Other benefits from experiencing an intergenerational lifestyle include:

  • A greater sense of purpose and community, i.e. a feeling of contributing to society.
  • Combats feelings of loneliness and isolation.
  • Improves social, physical and cognitive outcomes through laughing, smiling and getting more active.
  • Changes community perceptions about older people and the ageing process to be more positive.
  • Enhances socialisation.
  • Stimulates learning .
  • Increases emotional support.
  • Improves physical and mental health.
  • Improves memory and lowers risk of dementia.

Children also benefit from the experience as they learn more caring traits, how to interact with older people, and a broader range of education. This can be particularly important for children who do not live near their grandparents, or receive little care or discipline from their parents. These relationships enable young people to gain the attention and guidance they can sometimes lack and creates a society of more focussed and empathetic young people.

Intergenerational practice is extremely beneficial to society as it creates roles for retirees that benefit both them, and the families they connect with. Older individuals benefit from experiencing good health, maintaining independence, and feeling connected to and valued by society. Meanwhile, society benefits from a healthy, happy and involved older population that contributes to the younger generation. Intergenerational living is central to New Zealand’s ageing strategy, as it is a win-win for everybody!

How can Intergenerational living benefit retirement living?

One of the reasons people are choosing to move from their homes to retirement villages is because they are not getting enough social stimulation in their current lifestyle, although many do not realise their need for more intergenerational relationships. If retirement villages can connect older generations, not only with each other, but with other generations, through community activity, they can see residents living a much more fulfilled and vibrant life.

From the design conception of The Sterling, Kaiapoi the concept of an ‘intergenerational lifestyle’ has been at the forefront of our minds. The Sterling, Kaiapoi is being built in the heart of the Silverstream community with a borderless perimeter design to ensure it seamlessly integrates with the wider community.
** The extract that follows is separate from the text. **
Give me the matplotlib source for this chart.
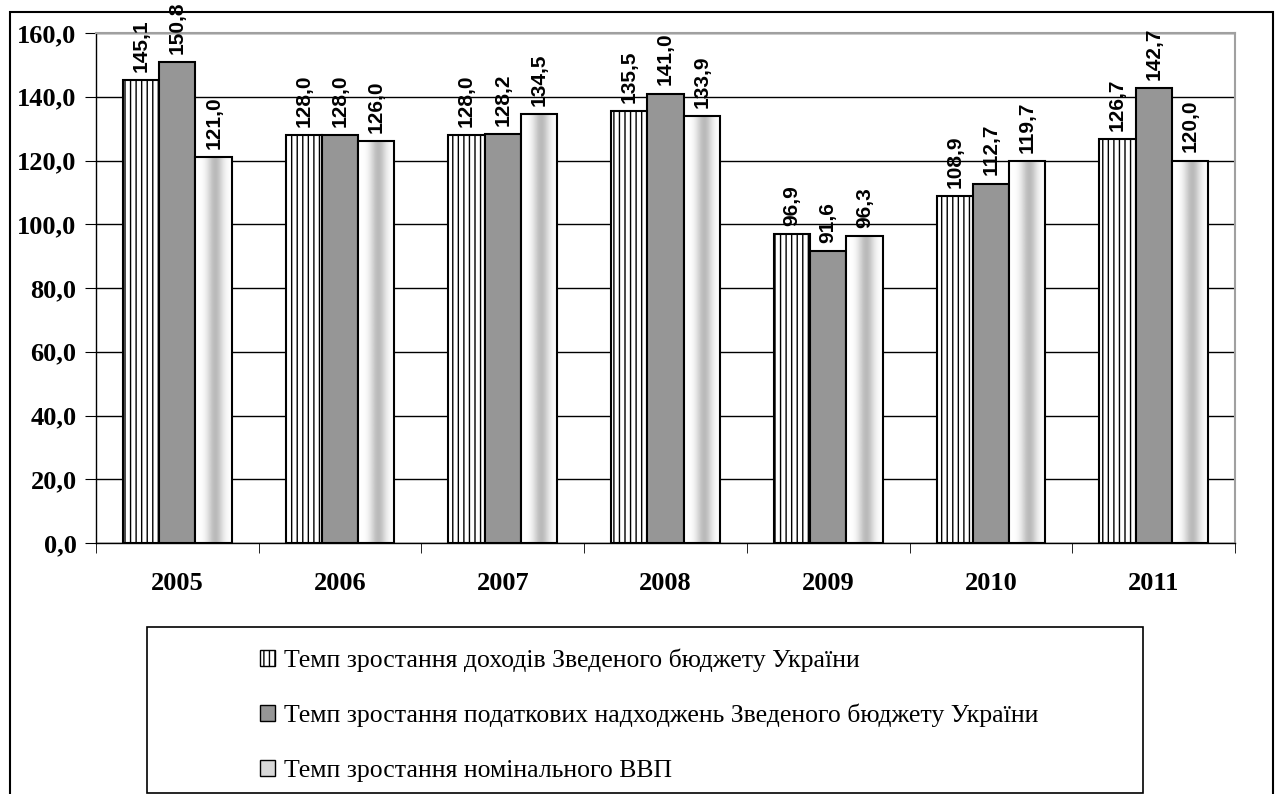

Intergenerational living diversifies any community, but in a tight knit retirement village where residents are often all of a similar age, involving various ages of external people can give a feeling of real-world connection and drive an interest in social events.

For people whose mental or physical health might affect them engaging with the wider community, we will offer excellent wellbeing assistance where residents can receive visits from village assistants, who offer great company and help.

Intergenerational living and IGPs might be the answer to a range of issues, from families struggling with childcare, elderly struggling to find meaningful connection, and societies growing generational disconnect. Retirement villages can benefit from introducing intergenerational activity, for their community’s vibrancy and overall wellbeing.

At The Sterling, Kaiapoi we recognise the importance of interaction with multiple generations for our residents and make it our mission to create a diverse and connected environment that promotes the best lifestyle for resident’s health and wellbeing.